Você acredita que há espaço político para pressionar o Governo e o Congresso?
Acredito que o Brasil viva um momento muito instigante do ponto de vista da vitalidade cívica. As pessoas estão buscando alternativas, estão buscando outros espaços de participação, estão questionando as instituições, todas elas. Os partidos políticos, as ONGs, os movimentos organizados. Há uma fome por novas formas de intervenção. É uma oportunidade para enfrentarmos esses temas que foram silenciados. Eu sou um otimista, acredito muito no ser humano, na capacidade de nos indignar, de criar apatia, de sentir, de desenvolver um sentimento de solidariedade com o outro. É isso que estamos precisando: sair da nossa inércia, acordar de um estado de anestesia, para qual nós fomos de certa forma levados, e dizer que não em nosso nome. Isso não é possível de continuar.
O Projeto de Lei 4471/12, de autoria do deputado Paulo Teixeira (PT-SP), prevê a instauração de inquérito em todos os casos de mortes cometidas por policias, o que acabaria com os autos de resistência. O senhor acredita que se aprovado, esse PL ajudaria a reduzir o número de jovens assassinados no Brasil?

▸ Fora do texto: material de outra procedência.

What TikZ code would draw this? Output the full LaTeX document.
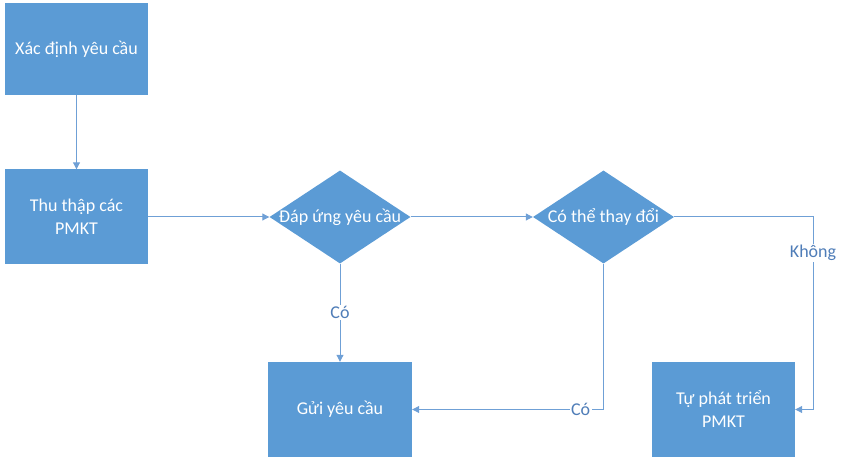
\documentclass[tikz,border=0pt]{standalone}
\usepackage{fontspec}
\setmainfont{Carlito}
\usetikzlibrary{shapes.geometric,arrows.meta}
\definecolor{boxblue}{HTML}{5B9BD5}
\definecolor{lineblue}{HTML}{6FA0D6}
\definecolor{labelblue}{HTML}{4F7DB8}
\begin{document}
\begin{tikzpicture}[x=1pt,y=-1pt,
  stepbox/.style={rectangle, fill=boxblue, draw=none, text=white, minimum width=143pt, minimum height=94pt, inner sep=0pt, align=center, font=\fontsize{18}{23}\selectfont},
  decbox/.style={diamond, fill=boxblue, draw=none, text=white, minimum width=141pt, minimum height=93pt, aspect=1.5, inner sep=0pt, font=\fontsize{18}{23}\selectfont},
  conn/.style={draw=lineblue, line width=1pt, -{Triangle[length=7pt,width=7pt]}},
  lbl/.style={fill=white, text=labelblue, inner sep=1.5pt, font=\fontsize{18}{23}\selectfont}]
\useasboundingbox (0,0) rectangle (847,465);
\node[stepbox, minimum height=92pt] (b1) at (76.5,49) {Xác định yêu cầu};
\node[stepbox, minimum height=95pt] (b2) at (76.5,217) {Thu thập các\\PMKT};
\node[decbox] (d1) at (340,217) {\makebox[0pt]{Đáp ứng yêu cầu}};
\node[decbox] (d2) at (603.5,217) {\makebox[0pt]{Có thể thay đổi}};
\node[stepbox, minimum width=144pt, minimum height=95pt] (b3) at (340,409.5) {Gửi yêu cầu};
\node[stepbox, minimum height=95pt] (b4) at (723.5,409.5) {Tự phát triển\\PMKT};
\coordinate (k) at (813,217);
\draw[conn] (b1) -- (b2);
\draw[conn] (b2) -- (d1);
\draw[conn] (d1) -- (d2);
\draw[conn] (d1) -- node[lbl]{Có} (b3);
\draw[conn] (d2.south) |- node[lbl,pos=0.56]{Có} (b3.east);
\draw[conn] (d2.east) -- (k) |- node[lbl,pos=0.094]{Không} (b4.east);
\end{tikzpicture}
\end{document}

Sim, a Anistia Internacional se posiciona a favor deste PL. Os chamados “auto de resistência” funcionam quase como uma carta branca para matar, já que parte do pressuposto de que a morte foi resultado de um confronto. Sabemos que isso não corresponde à realidade. As taxas de homicídios da polícia no Brasil estão entre as mais elevadas do mundo. Isto é resultado de uma força policial militarizada, que vê os jovens, em especial os negros, como potenciais inimigos numa política de “guerra às drogas” que vem sendo questionada e abandonada em várias partes do mundo. A polícia brasileira mata muito, amparada por procedimentos legais que perpetuam a impunidade e a falta de controle externo e responsabilização. Cabe dizer que policiais – em serviço e fora dele – também são vítimas frequentes da violência letal. E isso também faz parte desse quadro trágico.